Judging from the more than 2,700 comments already received, a great many Americans are not happy with what’s happened to their dishwashers. “I had no idea that energy regulations were affecting my dishwasher. Now that I know I am absolutely furious” says one. Another writes that “when you have to re wash your dishes because they stink does not save water.” Still another pleads: “For the love of all that is holy, help us make dishwashers work right again.”

Vincent Geloso points to research that suggests that the cultural case against immigration is especially weak.

No fool he, Arnold Kling ponders libertarianism and the legitimacy crisis. A slice:

A legitimacy crisis is when people stop believing that the governing elite is competent and benevolent.

In theory, a libertarian might welcome a legitimacy crisis. If people lose faith in the government elite, then should that not make them more libertarian?

In practice, we are seeing something closer to the opposite. We are seeing a decline in legitimacy, although it probably does not qualify as a crisis. In any case, the rise of populism helps to promote demagogues, such as Donald Trump and Elizabeth Warren.

Here’s Alex Tabarrok on the newly minted Nobel laureates in economics: Abhijit Banerjee, Esther Duflo, and Michael Kremer.
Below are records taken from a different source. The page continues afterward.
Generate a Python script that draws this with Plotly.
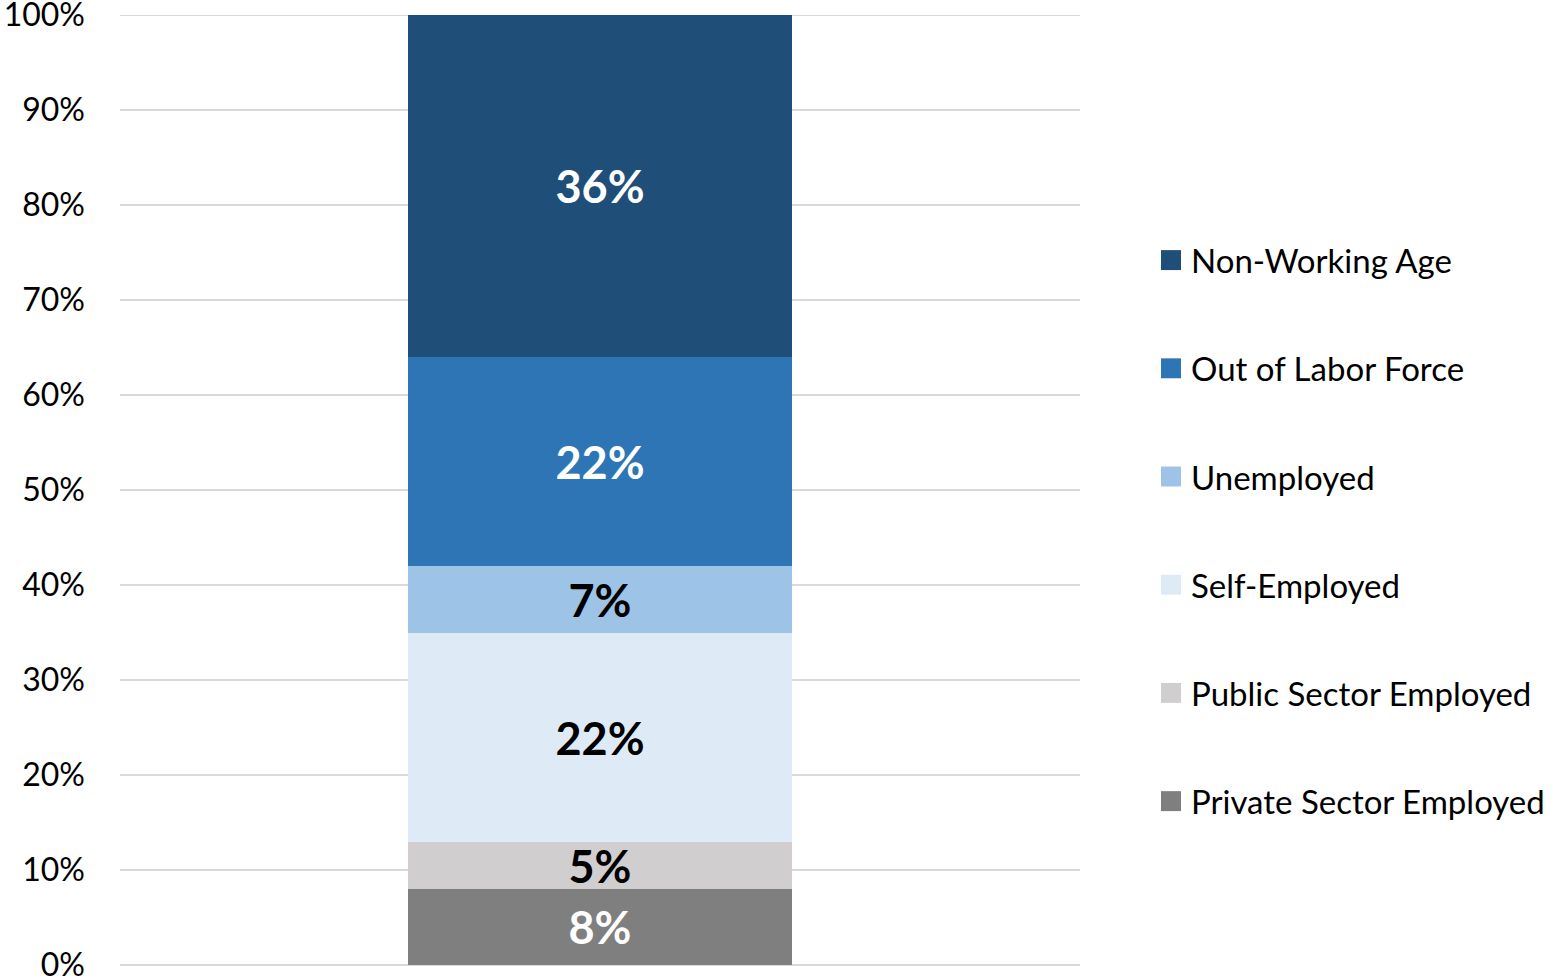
import plotly.graph_objects as go

# Population breakdown, stacked from the bottom up
segments = ["Private Sector Employed", "Public Sector Employed", "Self-Employed",
            "Unemployed", "Out of Labor Force", "Non-Working Age"]
shares = [8, 5, 22, 7, 22, 36]
colors = ["#7F7F7F", "#D0CECE", "#DEEBF7", "#9DC3E6", "#2E75B6", "#1F4E79"]
label_colors = ["white", "black", "black", "black", "white", "white"]
category = [""]

FONT = "Lato"
TEXT_SIZE = 32

fig = go.Figure()
for name, val, col, tcol in zip(segments, shares, colors, label_colors):
    fig.add_trace(go.Bar(
        x=category, y=[val], name=name,
        marker=dict(color=col, line=dict(width=0)),
        width=0.4,
        text=[f"<b>{val}%</b>"], textposition="inside",
        insidetextanchor="middle", textangle=0, constraintext="none",
        textfont=dict(family=FONT, size=45, color=tcol),
        showlegend=False, hoverinfo="skip",
    ))

# Legend drawn as swatches + labels, top entry = top segment
top_y, step = 0.742, 0.1139
for i, (name, col) in enumerate(zip(reversed(segments), reversed(colors))):
    yc = top_y - i * step
    fig.add_shape(type="rect", xref="paper", yref="paper",
                  x0=1.0844, x1=1.1052, y0=yc - 0.0105, y1=yc + 0.0105,
                  fillcolor=col, line=dict(width=0))
    fig.add_annotation(xref="paper", yref="paper", x=1.1135, y=yc,
                       text=name, showarrow=False, xanchor="left", yanchor="middle",
                       font=dict(family=FONT, size=TEXT_SIZE + 1, color="black"))

# Gridline at the top of the scale, under the bar
fig.add_shape(type="line", xref="paper", yref="y", x0=0, x1=1, y0=100, y1=100,
              line=dict(color="#D9D9D9", width=2), layer="below")

fig.update_layout(
    barmode="stack",
    width=1564, height=980,
    margin=dict(l=120, r=484, t=15, b=15, autoexpand=False),
    plot_bgcolor="white", paper_bgcolor="white",
    font=dict(family=FONT, size=TEXT_SIZE, color="black"),
    bargap=0,
)
fig.update_xaxes(showticklabels=False, showgrid=False, zeroline=False,
                 range=[-0.5, 0.5], fixedrange=True, automargin=False)
fig.update_yaxes(range=[0, 100], dtick=10, ticksuffix="%",
                 showgrid=True, gridcolor="#D9D9D9", gridwidth=2,
                 zeroline=True, zerolinecolor="#D9D9D9", zerolinewidth=2,
                 showline=False, ticks="", automargin=False,
                 ticklabelstandoff=34, ticklabeloverflow="allow",
                 tickfont=dict(family=FONT, size=TEXT_SIZE, color="black"))

fig.write_html("out.html")
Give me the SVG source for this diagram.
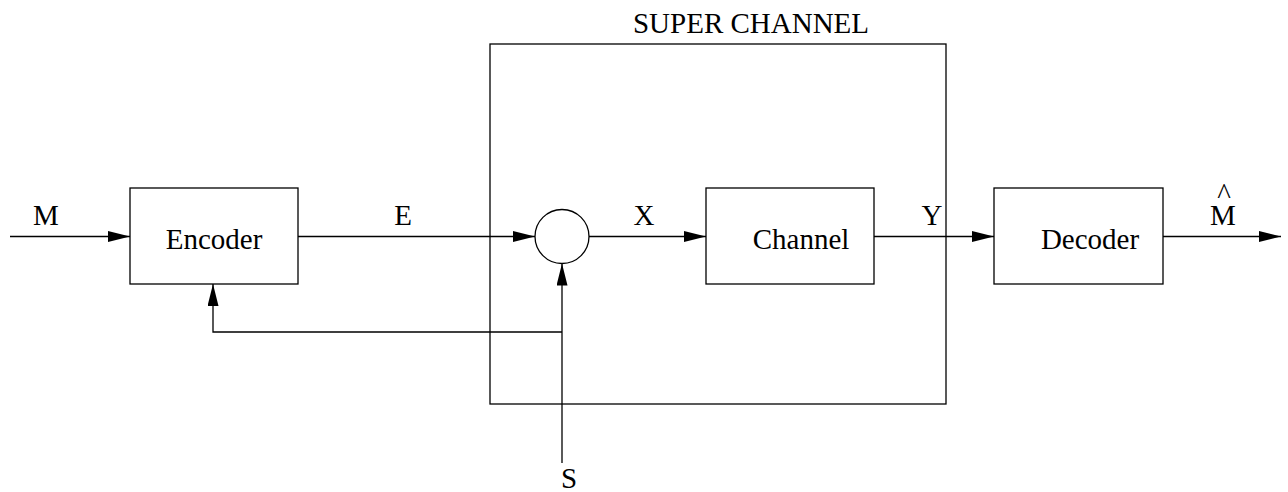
<svg xmlns="http://www.w3.org/2000/svg" width="1288" height="492" viewBox="0 0 1288 492">
<style>
.b{fill:none;stroke:#000;stroke-width:1.3}
.l{fill:none;stroke:#000;stroke-width:1.3}
text{font-family:"Liberation Serif","Times New Roman",serif;font-size:29px;fill:#000;text-anchor:middle}
</style>
<defs>
<marker id="a" markerWidth="22" markerHeight="11" refX="22" refY="5.5" orient="auto" markerUnits="userSpaceOnUse">
<path d="M0,0 L22,5.5 L0,11 Z" fill="#000"/>
</marker>
</defs>
<rect width="1288" height="492" fill="#fff"/>
<g id="superchannel">
<rect class="b" x="490" y="44" width="456" height="360"/>
<text x="751" y="33">SUPER CHANNEL</text>
</g>
<g id="encoder">
<rect class="b" x="130" y="188" width="168" height="96"/>
<text x="214" y="249">Encoder</text>
</g>
<g id="adder">
<circle class="b" cx="562" cy="236.5" r="27"/>
</g>
<g id="channel">
<rect class="b" x="706" y="188" width="168" height="96"/>
<text x="801" y="249">Channel</text>
</g>
<g id="decoder">
<rect class="b" x="994" y="188" width="169" height="96"/>
<text x="1090" y="249">Decoder</text>
</g>
<g id="connectors">
<line class="l" x1="10" y1="236.5" x2="130" y2="236.5" marker-end="url(#a)"/>
<line class="l" x1="298" y1="236.5" x2="535" y2="236.5" marker-end="url(#a)"/>
<line class="l" x1="589" y1="236.5" x2="706" y2="236.5" marker-end="url(#a)"/>
<line class="l" x1="874" y1="236.5" x2="994" y2="236.5" marker-end="url(#a)"/>
<line class="l" x1="1163" y1="236.5" x2="1281" y2="236.5" marker-end="url(#a)"/>
<line class="l" x1="562" y1="463" x2="562" y2="263.5" marker-end="url(#a)"/>
<polyline class="l" points="562,332 213,332 213,284" marker-end="url(#a)"/>
</g>
<g id="labels">
<text x="46" y="225">M</text>
<text x="403" y="225">E</text>
<text x="644" y="225">X</text>
<text x="932" y="225">Y</text>
<text><tspan x="1224" y="204">^</tspan><tspan x="1223" y="225">M</tspan></text>
<text x="569" y="488">S</text>
</g>
</svg>
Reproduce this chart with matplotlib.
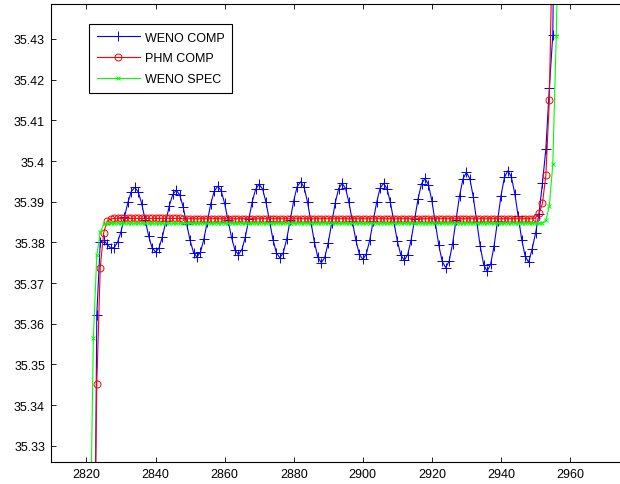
import numpy as np
import matplotlib
matplotlib.use('Agg')
import matplotlib.pyplot as plt

# sample positions start at these x values, one sample per unit
blue_start = 2821
red_start = 2822
green_start = 2821

weno_comp = [
    35.10, 35.25, 35.3621, 35.3800, 35.3805, 35.3795, 35.3786, 35.3787,
    35.3800, 35.3826, 35.3862, 35.3898, 35.3925, 35.3935,
    35.3924, 35.3895, 35.3856, 35.3816, 35.3787, 35.3776,
    35.3786, 35.3814, 35.3852, 35.3890, 35.3918, 35.3928,
    35.3917, 35.3887, 35.3846, 35.3805, 35.3775, 35.3764,
    35.3776, 35.3808, 35.3851, 35.3895, 35.3926, 35.3938,
    35.3927, 35.3896, 35.3854, 35.3812, 35.3781, 35.3770,
    35.3782, 35.3813, 35.3857, 35.3900, 35.3931, 35.3943,
    35.3931, 35.3898, 35.3853, 35.3807, 35.3774, 35.3762,
    35.3775, 35.3809, 35.3856, 35.3902, 35.3937, 35.3949,
    35.3936, 35.3899, 35.3850, 35.3800, 35.3763, 35.3750,
    35.3763, 35.3799, 35.3848, 35.3896, 35.3932, 35.3945,
    35.3933, 35.3898, 35.3852, 35.3805, 35.3771, 35.3758,
    35.3771, 35.3805, 35.3852, 35.3898, 35.3933, 35.3945,
    35.3932, 35.3898, 35.3851, 35.3803, 35.3769, 35.3756,
    35.3770, 35.3806, 35.3857, 35.3907, 35.3944, 35.3957,
    35.3942, 35.3902, 35.3848, 35.3793, 35.3753, 35.3738,
    35.3754, 35.3797, 35.3855, 35.3914, 35.3956, 35.3972,
    35.3956, 35.3911, 35.3851, 35.3790, 35.3745, 35.3729,
    35.3746, 35.3791, 35.3853, 35.3914, 35.3960, 35.3976,
    35.3961, 35.3920, 35.3864, 35.3807, 35.3766, 35.3751,
    35.3783, 35.3822, 35.3870, 35.3945, 35.4030, 35.4180, 35.4310, 35.5000,
]

phm_comp = [
    35.282, 35.3451, 35.3738, 35.3824, 35.3852, 35.3857,
    35.3859, 35.3859, 35.3859, 35.3859, 35.3859, 35.3859, 35.3859, 35.3859, 35.3859, 35.3859,
    35.3859, 35.3859, 35.3859, 35.3859, 35.3859, 35.3859, 35.3859, 35.3859, 35.3859, 35.3859,
    35.3858, 35.3858, 35.3858, 35.3858, 35.3858, 35.3858, 35.3858, 35.3858, 35.3858, 35.3858,
    35.3858, 35.3858, 35.3858, 35.3858, 35.3858, 35.3858, 35.3858, 35.3858, 35.3858, 35.3858,
    35.3858, 35.3858, 35.3858, 35.3858, 35.3858, 35.3858, 35.3858, 35.3858, 35.3858, 35.3858,
    35.3858, 35.3858, 35.3858, 35.3858, 35.3858, 35.3858, 35.3858, 35.3858, 35.3858, 35.3858,
    35.3858, 35.3858, 35.3858, 35.3858, 35.3858, 35.3858, 35.3858, 35.3858, 35.3858, 35.3858,
    35.3858, 35.3858, 35.3858, 35.3858, 35.3858, 35.3858, 35.3858, 35.3858, 35.3858, 35.3858,
    35.3858, 35.3858, 35.3858, 35.3858, 35.3858, 35.3858, 35.3858, 35.3858, 35.3858, 35.3858,
    35.3858, 35.3858, 35.3858, 35.3858, 35.3858, 35.3858, 35.3858, 35.3858, 35.3858, 35.3858,
    35.3858, 35.3858, 35.3858, 35.3858, 35.3858, 35.3858, 35.3858, 35.3858, 35.3858, 35.3858,
    35.3858, 35.3858, 35.3858, 35.3858, 35.3858, 35.3858, 35.3858, 35.3858, 35.3858, 35.3858,
    35.3858, 35.3858, 35.3860,
    35.3871, 35.3896, 35.3965, 35.4150, 35.4600,
]

weno_spec = [
    35.300, 35.3564, 35.3768, 35.3825, 35.3844,
    35.3847, 35.3847, 35.3847, 35.3847, 35.3847, 35.3847, 35.3847, 35.3847, 35.3847, 35.3847,
    35.3847, 35.3847, 35.3847, 35.3847, 35.3847, 35.3847, 35.3847, 35.3847, 35.3847, 35.3847,
    35.3847, 35.3847, 35.3847, 35.3847, 35.3847, 35.3847, 35.3847, 35.3847, 35.3847, 35.3847,
    35.3847, 35.3847, 35.3847, 35.3847, 35.3847, 35.3847, 35.3847, 35.3847, 35.3847, 35.3847,
    35.3847, 35.3847, 35.3847, 35.3847, 35.3847, 35.3847, 35.3847, 35.3847, 35.3847, 35.3847,
    35.3847, 35.3847, 35.3847, 35.3847, 35.3847, 35.3847, 35.3847, 35.3847, 35.3847, 35.3847,
    35.3847, 35.3847, 35.3847, 35.3847, 35.3847, 35.3847, 35.3847, 35.3847, 35.3847, 35.3847,
    35.3847, 35.3847, 35.3847, 35.3847, 35.3847, 35.3847, 35.3847, 35.3847, 35.3847, 35.3847,
    35.3847, 35.3847, 35.3847, 35.3847, 35.3847, 35.3847, 35.3847, 35.3847, 35.3847, 35.3847,
    35.3847, 35.3847, 35.3847, 35.3847, 35.3847, 35.3847, 35.3847, 35.3847, 35.3847, 35.3847,
    35.3847, 35.3847, 35.3847, 35.3847, 35.3847, 35.3847, 35.3847, 35.3847, 35.3847, 35.3847,
    35.3847, 35.3847, 35.3847, 35.3847, 35.3847, 35.3847, 35.3847, 35.3847, 35.3847, 35.3847,
    35.3847, 35.3847, 35.3847, 35.3847, 35.3847, 35.3847, 35.3848,
    35.3854, 35.3889, 35.3992, 35.4308, 35.4700,
]

x_ticks = [2820, 2840, 2860, 2880, 2900, 2920, 2940, 2960]
y_ticks = [35.33, 35.34, 35.35, 35.36, 35.37, 35.38, 35.39, 35.40, 35.41, 35.42, 35.43]

plt.rcParams['font.family'] = ['Liberation Sans', 'DejaVu Sans']

fig = plt.figure(figsize=(6.2, 4.85), dpi=100)
# axes run past the right edge of the figure
ax = fig.add_axes([50.5 / 620, 22 / 485, 623.2 / 620, 458 / 485])

bx = np.arange(blue_start, blue_start + len(weno_comp))
rx = np.arange(red_start, red_start + len(phm_comp))
gx = np.arange(green_start, green_start + len(weno_spec))

ax.plot(bx, weno_comp, color='#0000ff', lw=0.8, marker='+', ms=6.5, mew=0.7, label='WENO COMP')
ax.plot(rx, phm_comp, color='#ff0000', lw=0.8, marker='o', ms=5, mew=0.7, mfc='none', label='PHM COMP')
ax.plot(gx, weno_spec, color='#00ff00', lw=0.8, marker='x', ms=3.5, mew=0.7, label='WENO SPEC')

ax.set_xlim(2809.6, 2990)
ax.set_ylim(35.326, 35.4386)
ax.set_xticks(x_ticks)
ax.set_yticks(y_ticks)
ax.set_yticklabels([f'{round(v, 2):g}' for v in y_ticks])

ax.tick_params(direction='in', top=True, right=True, length=3.5, width=0.6,
               labelsize=9, colors='black', pad=4)
for s in ax.spines.values():
    s.set_linewidth(0.8)

leg = ax.legend(loc='upper left', bbox_to_anchor=(0.0618, 0.9563), borderaxespad=0,
                fancybox=False, framealpha=1, edgecolor='black', fontsize=9,
                handlelength=3.5, handletextpad=0.35, labelspacing=0.7, borderpad=0.6)
leg.get_frame().set_linewidth(0.8)

fig.savefig('out.png', dpi=100)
Congratulations to them!

David Henderson unearths an unlikely source for support of the proposition that at least some goods thought even by free-marketeers to be “public” are not so much so.

John Daniel Davidson advises American “Progressives” to look in the mirror before self-righteously criticizing corporations for succumbing to the power of the state.

Kai Weiss wisely recalls Lord Acton’s wisdom about nationality.